A empresa chinesa “China Three Gorges”, que já detém 23,2% do capital da EDP, apresentou uma OPA para compra do resto do capital daquela que é a maior empresa portuguesa. Poder-se-ia pensar que se trata de um negócio privado que só podemos esperar que corra bem. Contudo, na realidade, não é disso que se trata. A empresa chinesa não é uma empresa privada, pertencendo ao Estado. E, como bem sabemos, nada do que se passa no Estado chinês foge ao controlo férreo do Governo e do único partido do país, o Partido Comunista Chinês. Acresce que a outra grande empresa portuguesa da área da energia, precisamente a REN que é a empresa responsável pela rede de distribuição do nosso país, tem também uma participação maioritária de uma empresa estatal chinesa, a “State Grid”. Isto é, há uma verdadeira possibilidade de o sector energético português vir a ser propriedade do governo chinês passando a sua estratégia a ser de quem o domina politicamente.
Torna-se assim óbvio que um assunto da maior importância para o país e para a nossa soberania só na aparência será resolvido pelo mercado, dependendo na verdade de factores externos que têm mais a ver com a política internacional, com o próprio domínio do mundo, em que a nossa dimensão é tão reduzida que as ondas passam-nos por cima e são tão grandes que nem lhes podemos fugir, quanto mais dominá-las. E, uma coisa é entregarmos voluntariamente soberania a uma União de Estados de que fazemos parte e onde temos voz para discutir tudo, inclusive opções económicas e financeiras. Outra coisa muito diferente é entregarmos uma fatia decisiva da nossa soberania a outro país, com um regime político completamente diferente, que usa e manipula os mercados apenas para se auto-promover como grande potência e atingir os seus próprios objectivos globais.

E qual a atitude de quem tem o dever directo e primário de defender os interesses do país? O primeiro-ministro já veio informar que o governo “não tem reservas à oferta chinesa”. Pelo seu lado o seu ministro-adjunto informou que “não irá intervir em matérias relacionadas com o sector eléctrico enquanto a operação se encontrar em curso”. Eventualmente, porque já interveio antes, ao fazer parte da “Estrutura de Missão para a capitalização das Empresas” que propôs ao Governo as alterações feitas ao Código dos Valores Imobiliários em Junho de 2016 que vieram facilitar em muito esta OPA à EDP dos chineses da “China Three Gorges” e ainda por ser à altura sócio da Linklaters, a sociedade de advogados que assessorou os chineses na preparação desta operação. Torna-se evidente que há meses que os nossos governantes têm conhecimento da preparação desta OPA da “China Three Gorges” tendo mesmo havido negociações a coberto de sigilo e às escondidas dos portugueses, embora a EDP seja uma empresa privada. Desde 2014 que existe legislação que criou um regime de salvaguarda de activos estratégicos essenciais, visando garantir “a defesa e segurança nacional e a segurança do aprovisionamento do País em serviços fundamentais para o interesse nacional, nas áreas da energia, dos transportes e comunicações.”. Se há serviço estratégico para o interesse nacional é o fornecimento da energia que nos ilumina e nos aquece. No entanto, não há notícia de que as nossas autoridades encarem a possibilidade de invocar esta garantia muito antes pelo contrário, o que se percebe é uma vontade de estender uma passadeira vermelha aos chineses para o domínio total da EDP, incluindo a estrategicamente apetecível EDP Renováveis.

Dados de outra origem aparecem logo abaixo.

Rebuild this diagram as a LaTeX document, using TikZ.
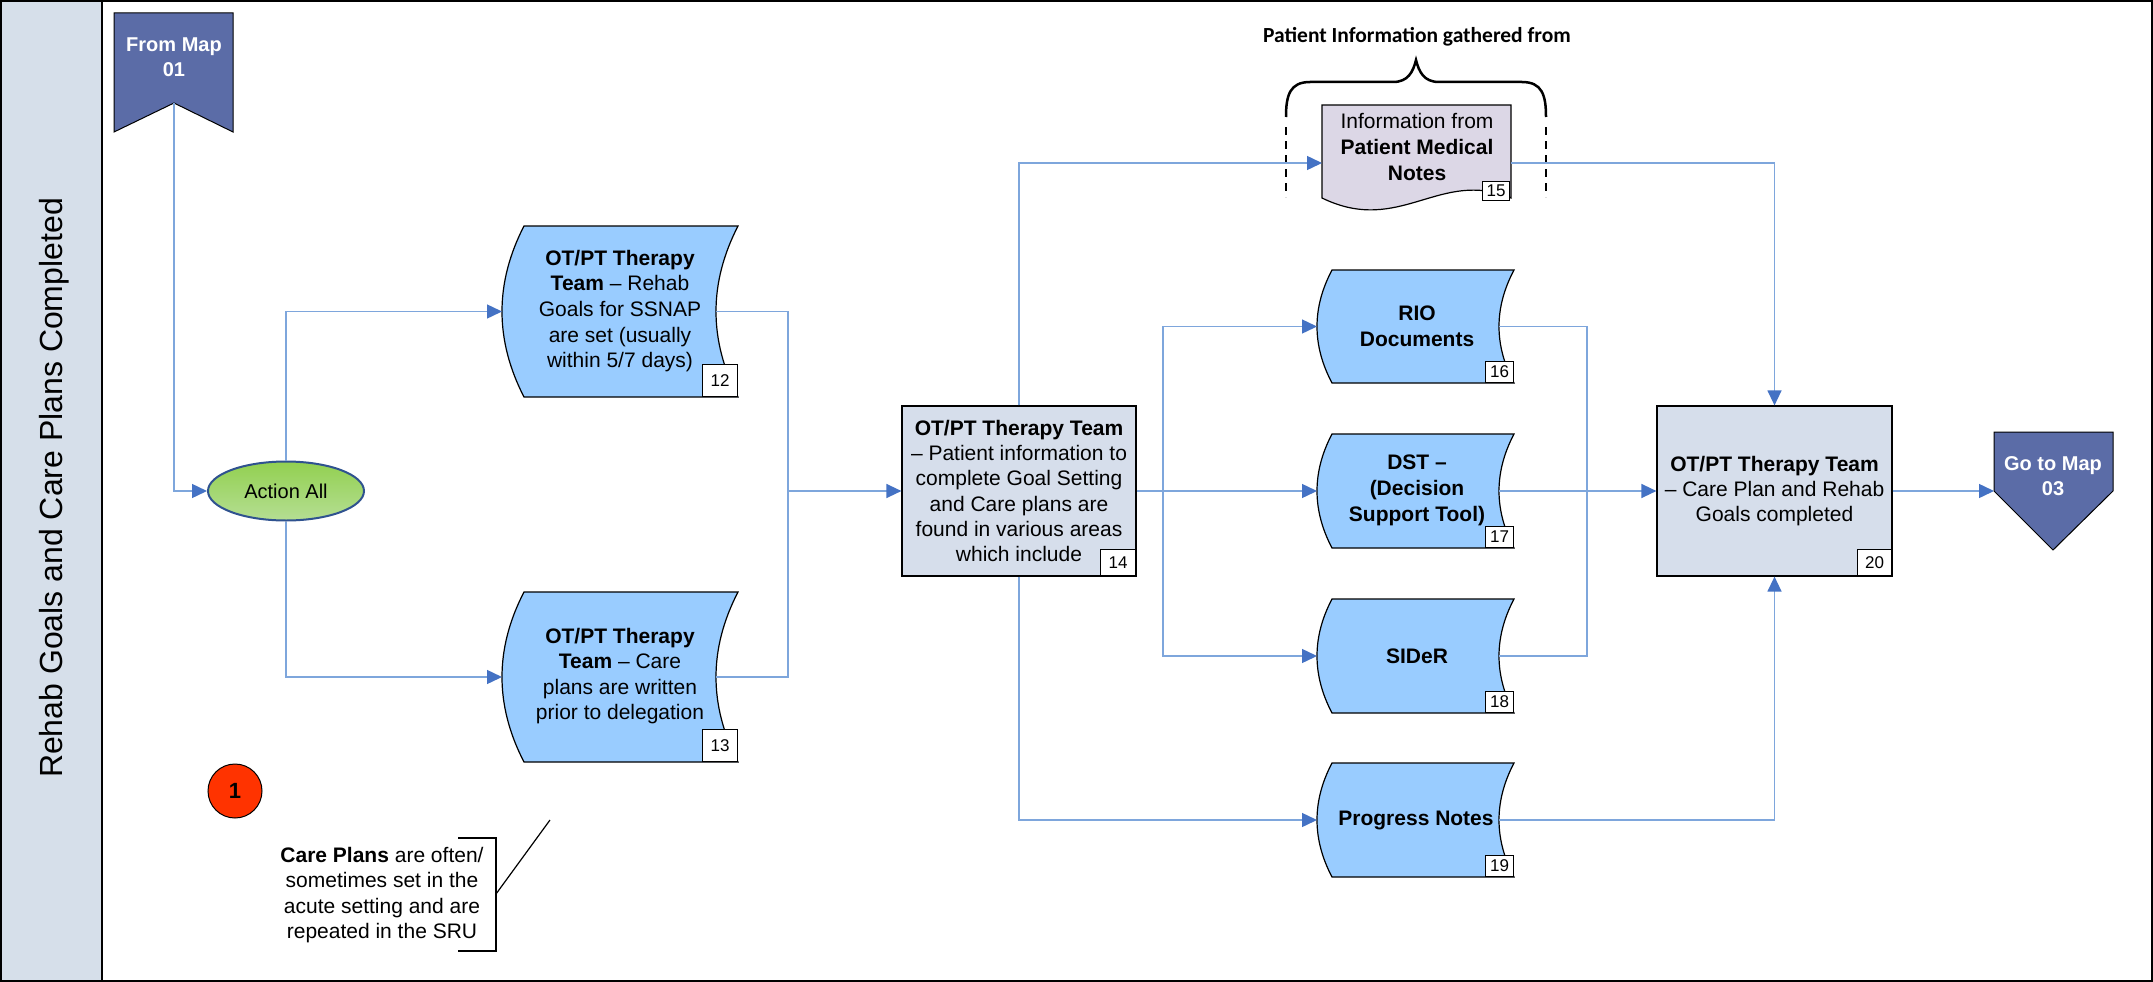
\documentclass[tikz,border=0pt]{standalone}
\usepackage{fontspec}
\setmainfont{Liberation Sans}
\newfontfamily\calfont{Carlito}
\usetikzlibrary{arrows.meta,shapes.geometric}
\definecolor{lanefill}{HTML}{D6DFEA}
\definecolor{sdblue}{HTML}{99CCFF}
\definecolor{boxgray}{HTML}{D6DEEB}
\definecolor{docfill}{HTML}{DCD7E6}
\definecolor{bannerblue}{HTML}{5B6CA7}
\definecolor{lineblue}{HTML}{7EA6DC}
\definecolor{arrowblue}{HTML}{4472C4}
\definecolor{markred}{HTML}{FF3300}
\definecolor{ellborder}{HTML}{2F528F}
\definecolor{greentop}{HTML}{92D050}
\definecolor{greenbot}{HTML}{B5DE93}
\newcommand{\sdshape}[6]{%
  \pgfmathsetmacro\sdya{#3+(#5-#3)/3}%
  \pgfmathsetmacro\sdyb{#3+2*(#5-#3)/3}%
  \pgfmathsetmacro\sdym{(#3+#5)/2}%
  \pgfmathsetmacro\sdxr{#4-#6*4/3}%
  \pgfmathsetmacro\sdxl{#2-#6*4/3}%
  \pgfmathsetmacro\sdxi{#2-#6}%
  \pgfmathsetmacro\sdxo{#4-#6}%
  \draw[sdstyle] (#2,#3) -- (#4,#3) .. controls (\sdxr,\sdya) and (\sdxr,\sdyb) .. (#4,#5) -- (#2,#5) .. controls (\sdxl,\sdyb) and (\sdxl,\sdya) .. (#2,#3) -- cycle;
  \coordinate (#1-in) at (\sdxi,\sdym);
  \coordinate (#1-out) at (\sdxo,\sdym);
}
\tikzset{
  sdstyle/.style={fill=sdblue, draw=black, line width=1.2pt},
  txt/.style={align=center, inner sep=0pt, font=\fontsize{21}{25.6}\selectfont},
  btxt/.style={align=center, inner sep=0pt, font=\bfseries\fontsize{21}{26}\selectfont},
  numbox/.style={draw=black, fill=white, line width=1pt, inner sep=0pt, font=\fontsize{17}{19}\selectfont},
  rectbox/.style={draw=black, fill=boxgray, line width=1.2pt, align=center, inner sep=0pt, font=\fontsize{21}{25.3}\selectfont},
  conn/.style={draw=lineblue, line width=1.4pt},
  arr/.style={conn, -{Triangle[length=15pt,width=14pt,color=arrowblue]}},
  bannertxt/.style={text=white, align=center, inner sep=0pt, font=\bfseries\fontsize{20}{25}\selectfont}
}
\begin{document}
\begin{tikzpicture}[x=1pt,y=-1pt]
\useasboundingbox (0,0) rectangle (2153,982);
% frame and lane
\fill[white] (0,0) rectangle (2153,982);
\fill[lanefill] (2,2) rectangle (102,980);
\draw[line width=2pt] (1,1) rectangle (2152,981);
\draw[line width=2pt] (102,1) -- (102,981);
\node[rotate=90, inner sep=0pt, font=\fontsize{32}{36}\selectfont] (lane) at (54,488) {Rehab Goals and Care Plans Completed};

% From Map 01
\draw[fill=bannerblue, draw=black, line width=1pt] (114,13) -- (233,13) -- (233,132) -- (174,103) -- (114,132) -- cycle;
\node[bannertxt] (from01) at (174,57) {From Map\\01};
\coordinate (from01-n) at (174,103);

% Action All
\node[ellipse, draw=ellborder, line width=2pt, top color=greentop, bottom color=greenbot, minimum width=156pt, minimum height=59pt, inner sep=0pt, font=\fontsize{20}{24}\selectfont] (action) at (286,491) {Action All};

% Box 12 and 13
\sdshape{s12}{524}{226}{738}{397}{22}
\node[txt] (b12) at (620,311) {\textbf{OT/PT Therapy}\\\textbf{Team} -- Rehab\\Goals for SSNAP\\are set (usually\\within 5/7 days)};
\node[numbox, minimum width=35pt, minimum height=32pt, anchor=south east] (n12) at (738,397) {12};
\sdshape{s13}{524}{592}{738}{762}{22}
\node[txt] (b13) at (620,676) {\textbf{OT/PT Therapy}\\\textbf{Team} -- Care\\plans are written\\prior to delegation};
\node[numbox, minimum width=35pt, minimum height=32pt, anchor=south east] (n13) at (738,762) {13};

% Box 14
\node[rectbox, minimum width=234pt, minimum height=170pt] (b14) at (1019,491) {\textbf{OT/PT Therapy Team}\\-- Patient information to\\complete Goal Setting\\and Care plans are\\found in various areas\\which include};
\node[numbox, minimum width=35pt, minimum height=26pt, anchor=south east] (n14) at (1136,576) {14};

% Brace and label
\node[inner sep=0pt, font=\calfont\bfseries\fontsize{21.5}{25}\selectfont] (bracelbl) at (1417,37) {Patient Information gathered from};
\draw[line width=2.5pt] (1286,117) .. controls (1286,95) and (1290,82) .. (1310,82) -- (1393,82) .. controls (1408,82) and (1413,72) .. (1416,60) .. controls (1419,72) and (1424,82) .. (1439,82) -- (1522,82) .. controls (1542,82) and (1546,95) .. (1546,117);
\draw[line width=2.5pt, dash pattern=on 8pt off 6pt] (1286,127) -- (1286,197);
\draw[line width=2.5pt, dash pattern=on 8pt off 6pt] (1546,127) -- (1546,197);

% Box 15 document
\draw[fill=docfill, draw=black, line width=1.2pt] (1322,105) -- (1511,105) -- (1511,198) .. controls (1440,168) and (1400,236) .. (1322,198) -- cycle;
\node[txt] (b15) at (1417,147) {Information from\\\textbf{Patient Medical}\\\textbf{Notes}};
\node[numbox, minimum width=27pt, minimum height=19pt, anchor=south east] (n15) at (1510,201) {15};
\coordinate (b15-in) at (1322,163);
\coordinate (b15-out) at (1511,163);

% Boxes 16-19
\sdshape{s16}{1332}{270}{1514}{383}{15}
\node[btxt] (b16) at (1417,326) {RIO\\Documents};
\node[numbox, minimum width=28pt, minimum height=21pt, anchor=south east] (n16) at (1514,383) {16};
\sdshape{s17}{1332}{434}{1514}{548}{15}
\node[btxt] (b17) at (1417,490) {DST --\\(Decision\\Support Tool)};
\node[numbox, minimum width=28pt, minimum height=21pt, anchor=south east] (n17) at (1514,548) {17};
\sdshape{s18}{1332}{599}{1514}{713}{15}
\node[btxt] (b18) at (1417,656) {SIDeR};
\node[numbox, minimum width=28pt, minimum height=21pt, anchor=south east] (n18) at (1514,713) {18};
\sdshape{s19}{1332}{763}{1514}{877}{15}
\node[btxt] (b19) at (1416,820) {Progress Notes};
\node[numbox, minimum width=28pt, minimum height=21pt, anchor=south east] (n19) at (1514,877) {19};

% Box 20
\node[rectbox, minimum width=235pt, minimum height=170pt] (b20) at (1774.5,491) {\textbf{OT/PT Therapy Team}\\-- Care Plan and Rehab\\Goals completed};
\node[numbox, minimum width=34pt, minimum height=26pt, anchor=south east] (n20) at (1892,576) {20};

% Go to Map 03
\draw[fill=bannerblue, draw=black, line width=1pt] (1994,432) -- (2113,432) -- (2113,491) -- (2053,550) -- (1994,491) -- cycle;
\node[bannertxt] (goto) at (2053,476) {Go to Map\\03};
\coordinate (goto-in) at (1994,491);

% marker and note
\node[circle, fill=markred, draw=black, line width=1pt, minimum size=54pt, inner sep=0pt, font=\bfseries\fontsize{22}{24}\selectfont] (mark1) at (235,791) {1};
\node[txt] (note) at (382,895) {\textbf{Care Plans} are often/\\sometimes set in the\\acute setting and are\\repeated in the SRU};
\draw[line width=1.2pt] (458,838) -- (496,838) -- (496,951) -- (458,951);
\coordinate (notebr) at (496,894);
\coordinate (notetip) at (550,820);
\draw[line width=1.2pt] (notebr) -- (notetip);

% connectors
\draw[arr] (from01-n) |- (action.west);
\draw[arr] (action.north) |- (s12-in);
\draw[arr] (action.south) |- (s13-in);
\coordinate (j1) at (788,491);
\draw[conn] (s12-out) -| (j1);
\draw[conn] (s13-out) -| (j1);
\draw[arr] (j1) -- (b14.west);
\draw[arr] (b14.north) |- (b15-in);
\coordinate (j2) at (1163,491);
\draw[arr] (b14.east) -- (s17-in);
\draw[arr] (j2) |- (s16-in);
\draw[arr] (j2) |- (s18-in);
\draw[arr] (b14.south) |- (s19-in);
\coordinate (j3) at (1587,491);
\draw[conn] (s16-out) -| (j3);
\draw[conn] (s18-out) -| (j3);
\draw[arr] (s17-out) -- (b20.west);
\draw[arr] (b15-out) -| (b20.north);
\draw[arr] (s19-out) -| (b20.south);
\draw[arr] (b20.east) -- (goto-in);
\end{tikzpicture}
\end{document}
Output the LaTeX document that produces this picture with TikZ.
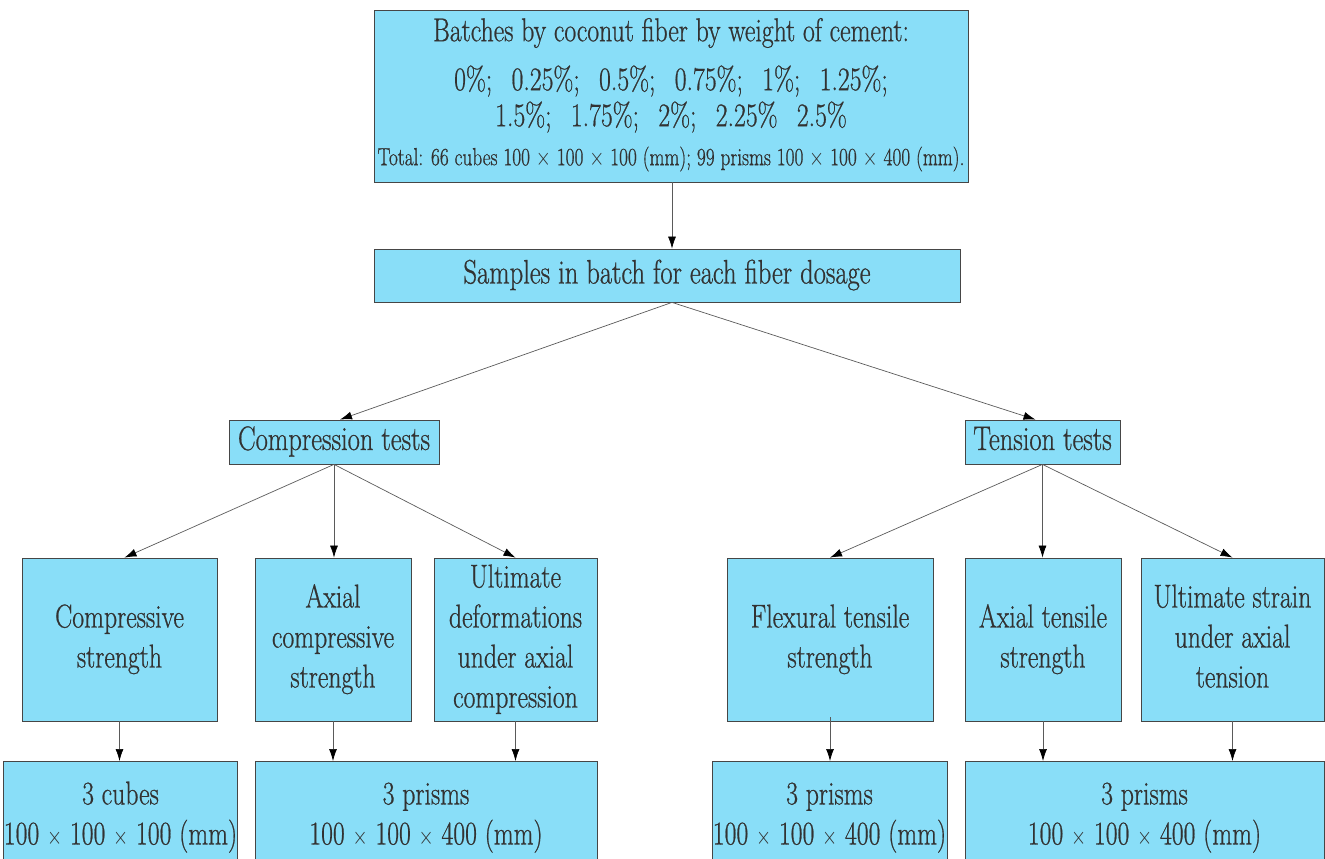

Isto é, com esta posição governamental, a defesa dos nossos interesses nacionais está nas mãos de diversas instituições cujas funções e objectivos não têm directamente a ver com o país mas com a defesa de mercados a nível nacional e comunitário, mas também transnacional incluindo outros países onde a EDP desenvolve actividades. A envolvente de um negócio de mais de dez mil milhões de euros com matizes políticas deveria ser muito mais transparente para que os portugueses sintam que os interesses nacionais estão a ser completamente defendidos por acções e não apenas por palavras.